Plus, of course, Davies is such a screaming fanboy that he couldn’t resist including continuity references to “near-future” episodes from the old series, which meant that by the end of the fifth episode, Doctor Who’s “present-day Earth” was actually the near future of an alternate reality, which only got further from our reality throughout his run.

So if the show ever again wanted to include an audience-identification character from something approaching the real world, someone was going to have to press the reset button at some point.

“Yes, it’s spacey-wacey!”

Oh, and I’d like to comment on a lot of the [del]complaints[/del] comments about this companion becoming super-powered and that companion becoming super-powered and the like: the way I read the series, it’s not about Rose or Donna or any specific person per se doing what they did, it’s about (a) a human being who has (b) been tutored by the Doctor doing something extraordinary.

“He’s the Doctor,” as one said in a moment of clarity. “He makes people better.”

It’s the crack. Makes people forget.

There are some good ones involving them, but I will totally agree that the Cybermen kind of suck as villains.

-Joe

But that’s not true - it makes things never exist. And if the Cyberking was going to have never existed, he would have had to stroll too close to it.

-Joe

No, man… the crack. Like, what the writers is on.

Makes ‘em forget stuff an’ shit.
:smiley:

Not necessarily: the causality chain could have been broken. If the cracks in time erased the Dalek infiltration of our universe from the Void, which would have explained Amy’s not knowing what Daleks were, they also erased the damage in spacetime that infiltration caused, which was what allowed Cybermen to come through from Pete’s World in the first place, even the ones that arrived in 1851. If the Cybermen never came through, no CyberKing.

I agree, I liked Martha.

[spoiler]I could have done without her falling in love with the Doctor, but eventually after she leaves and marries someone else, so that’s fixed.

She actually goes on to become a competent and important person in her own right, after the Doctor leaves and she stays. And even when the takes the Osterhagen key, she doesn’t just act according to her orders, but continues to question the need, and instead tries a different tactic. Trying to find a way out, trying to make the situation better.[/spoiler]

So thanks to this thread I started watching all the new episodes in order. I liked Eccleston as the Doctor, I liked Tennant fine too. I thought the stories were good, and loved the way they wove elements into a big weird story arc.

I thought Rose was delicious, and enjoyed the interplay she had with both Doctors. Martha was awesome: a strong, smart character who was also fun to watch with the Doctor. Donna was my favorite, tho, as I liked her cheeky ways and enjoyed watching her be her own special kind of smart and actually helping the Doctor; she is the first companion I can remember who actually made the Doctor into a better person.

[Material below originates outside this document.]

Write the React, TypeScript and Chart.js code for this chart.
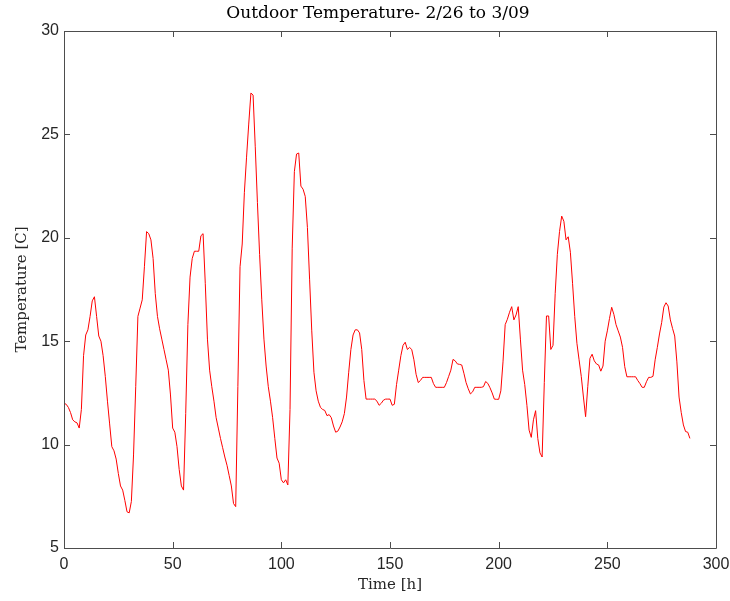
import React, { useEffect, useRef } from "react";
import { Chart, registerables } from "chart.js";

Chart.register(...registerables);

const TITLE = "Outdoor Temperature- 2/26 to 3/09";
const X_LABEL = "Time [h]";
const Y_LABEL = "Temperature [C]";

// hours 0..288
const temperature: number[] = [
  12.0, 11.95, 11.8, 11.55, 11.2, 11.1, 11.05, 10.8, 11.7, 14.3,
  15.3, 15.55, 16.2, 16.95, 17.15, 16.2, 15.25, 15.0, 14.3, 13.3,
  12.1, 11.0, 9.9, 9.7, 9.3, 8.6, 8.0, 7.8, 7.3, 6.75,
  6.7, 7.25, 9.5, 12.8, 16.2, 16.6, 17.0, 18.6, 20.3, 20.2,
  19.9, 19.0, 17.3, 16.2, 15.6, 15.1, 14.6, 14.1, 13.6, 12.4,
  10.8, 10.6, 9.9, 8.8, 8.0, 7.8, 11.5, 15.8, 18.1, 19.0,
  19.35, 19.35, 19.35, 20.1, 20.2, 17.8, 15.1, 13.6, 12.8, 12.1,
  11.3, 10.8, 10.3, 9.85, 9.4, 9.0, 8.5, 8.0, 7.15, 7.0,
  12.8, 18.6, 19.7, 22.2, 23.9, 25.5, 27.0, 26.9, 24.4, 21.7,
  19.2, 17.0, 15.1, 13.8, 12.8, 12.1, 11.3, 10.3, 9.35, 9.1,
  8.3, 8.15, 8.3, 8.05, 11.7, 19.5, 23.2, 24.05, 24.1, 22.5,
  22.35, 22.0, 20.5, 18.0, 15.5, 13.5, 12.6, 12.1, 11.8, 11.7,
  11.65, 11.4, 11.45, 11.3, 10.9, 10.6, 10.65, 10.85, 11.1, 11.5,
  12.3, 13.5, 14.6, 15.3, 15.55, 15.55, 15.4, 14.6, 13.1, 12.2,
  12.2, 12.2, 12.2, 12.2, 12.1, 11.9, 12.0, 12.15, 12.2, 12.2,
  12.2, 11.9, 11.95, 12.9, 13.6, 14.3, 14.8, 14.95, 14.6, 14.7,
  14.6, 14.1, 13.4, 13.0, 13.1, 13.25, 13.25, 13.25, 13.25, 13.25,
  12.95, 12.77, 12.77, 12.77, 12.77, 12.77, 13.0, 13.3, 13.6, 14.12,
  14.05, 13.9, 13.88, 13.85, 13.45, 13.0, 12.7, 12.45, 12.55, 12.77,
  12.77, 12.77, 12.77, 12.8, 13.05, 12.96, 12.75, 12.5, 12.2, 12.19,
  12.19, 12.6, 14.0, 15.8, 16.06, 16.4, 16.67, 16.03, 16.27, 16.67,
  15.1, 13.6, 12.9, 11.9, 10.7, 10.35, 11.2, 11.64, 10.3, 9.6,
  9.4, 13.0, 16.22, 16.22, 14.6, 14.8, 17.3, 19.2, 20.3, 21.05,
  20.8, 19.9, 20.05, 19.3, 17.8, 16.2, 14.9, 14.1, 13.3, 12.3,
  11.35, 12.8, 14.17, 14.37, 14.05, 13.9, 13.85, 13.55, 13.8, 15.0,
  15.5, 16.1, 16.64, 16.3, 15.8, 15.5, 15.2, 14.7, 13.77, 13.28,
  13.28, 13.28, 13.28, 13.28, 13.1, 12.95, 12.77, 12.77, 13.04, 13.25,
  13.25, 13.3, 14.1, 14.7, 15.35, 15.9, 16.65, 16.86, 16.7, 16.03,
  15.62, 15.25, 14.0, 12.3, 11.55, 10.95, 10.63, 10.6, 10.3,
];
const hours: number[] = temperature.map((_, i) => i);

const X_MIN = 0;
const X_MAX = 300;
const X_STEP = 50;
const Y_MIN = 5;
const Y_MAX = 30;
const Y_STEP = 5;

const AXIS_COLOR = "#262626";
const BOX_COLOR = "#4d4d4d";
const SERIF = "'DejaVu Serif', serif";
const SANS = "'Liberation Sans', Arial, sans-serif";

const boxPlugin = {
  id: "matlabBox",
  afterDraw(chart: any) {
    const { ctx, chartArea } = chart;
    const { left, right, top, bottom } = chartArea;
    const xs = chart.scales.x;
    const ys = chart.scales.y;
    const tl = 6;
    ctx.save();
    ctx.strokeStyle = BOX_COLOR;
    ctx.lineWidth = 1;
    ctx.beginPath();
    ctx.rect(Math.round(left) + 0.5, Math.round(top) + 0.5, Math.round(right - left), Math.round(bottom - top));
    ctx.stroke();
    ctx.beginPath();
    xs.ticks.forEach((t: any) => {
      const px = Math.round(xs.getPixelForValue(t.value)) + 0.5;
      ctx.moveTo(px, bottom);
      ctx.lineTo(px, bottom - tl);
      ctx.moveTo(px, top);
      ctx.lineTo(px, top + tl);
    });
    ys.ticks.forEach((t: any) => {
      const py = Math.round(ys.getPixelForValue(t.value)) + 0.5;
      ctx.moveTo(left, py);
      ctx.lineTo(left + tl, py);
      ctx.moveTo(right, py);
      ctx.lineTo(right - tl, py);
    });
    ctx.stroke();
    // title
    ctx.fillStyle = "#000";
    ctx.font = `17px ${SERIF}`;
    ctx.textAlign = "center";
    ctx.textBaseline = "middle";
    ctx.fillText(TITLE, (left + right) / 2 - 12, 14);
    ctx.restore();
  },
};

export default function App() {
  const ref = useRef<HTMLCanvasElement | null>(null);
  useEffect(() => {
    if (!ref.current) return;
    const chart = new Chart(ref.current, {
      type: "line",
      data: {
        labels: hours,
        datasets: [
          {
            data: hours.map((h, i) => ({ x: h, y: temperature[i] })),
            borderColor: "rgb(255,0,0)",
            borderWidth: 1,
            pointRadius: 0,
            tension: 0,
            fill: false,
          },
        ],
      },
      options: {
        animation: false,
        responsive: false,
        devicePixelRatio: 1,
        layout: { padding: { top: 31, right: 14, left: 0, bottom: 0 } },
        plugins: {
          legend: { display: false },
          title: { display: false },
          tooltip: { enabled: false },
        },
        scales: {
          x: {
            type: "linear",
            min: X_MIN,
            max: X_MAX,
            grid: { display: false, drawTicks: false },
            border: { display: false },
            ticks: {
              stepSize: X_STEP,
              padding: 7,
              color: AXIS_COLOR,
              font: { family: SANS, size: 16 },
              maxRotation: 0,
            },
            title: {
              display: true,
              text: X_LABEL,
              color: AXIS_COLOR,
              font: { family: SERIF, size: 15 },
              padding: { top: 0, bottom: 7 },
            },
            afterFit(scale: any) {
              scale.height = 53;
              scale.paddingLeft = 0;
              scale.paddingRight = 0;
            },
          },
          y: {
            type: "linear",
            min: Y_MIN,
            max: Y_MAX,
            grid: { display: false, drawTicks: false },
            border: { display: false },
            ticks: {
              stepSize: Y_STEP,
              padding: 5,
              color: AXIS_COLOR,
              font: { family: SANS, size: 16 },
            },
            title: {
              display: true,
              text: Y_LABEL,
              color: AXIS_COLOR,
              font: { family: SERIF, size: 15 },
              padding: { top: 13, bottom: 0 },
            },
            afterFit(scale: any) {
              scale.width = 64;
              scale.paddingTop = 0;
              scale.paddingBottom = 0;
            },
          },
        },
      },
      plugins: [boxPlugin],
    });
    return () => chart.destroy();
  }, []);
  return (
    <div style={{ position: "absolute", left: 0, top: 0, width: 730, height: 601, background: "#fff" }}>
      <canvas ref={ref} width={730} height={601} />
    </div>
  );
}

I agree that the way she left the Doctor was complete and utter fucking bullshit, btw; one of the worst decisions/moments of the series, even worse than the celery stalk that #5 wore.

But then came S5E1, and Matt Smith. I’ve watched 2 shows with him in it, and while he’s okay (barely) as the Doctor, and I think Amy is cool, I have to question the writing. I mean, do they get any better? Or is every episode from now on going to be filled with crappy dialogue and plots that make no sense? And what the fuck happened to cause the regeneration anyway? Did I miss a show somehow (I’m watching them streaming on Netflix)? Does the direction get any better, or will it continue to be slap-dash and shoddy?

And judging by the posts here, am I gonna have to sit thru even more bullshit with the Daleks and the Cybermen, even tho they keep getting killed off or sent to other dimensions all the fucking time?

I’m guessing you missed the “year of specials”. *The Last Doctor *and the Planet of the Dead are both skippable, but *the Waters of Mars *and especially the End of Time (a 2-parter) are terrific, and feature the best work Tennant did in the role.

Nitpick: The Next Doctor, not The Last Doctor.

And if you skip Planet of the Dead, you’ll miss some of the greatest fanboy love of all time.

Yeah… didn’t like her. I don’t mind if a female character is essentially a male fantasy, but this one *knew *she was a male fantasy, which made her tiresome.

Not fanservice, fanboy love. Malcolm Taylor, proof that the people who make Doctor Who love the people who love Doctor Who.

By that logic, shouldn’t I have gotten tired of Leela?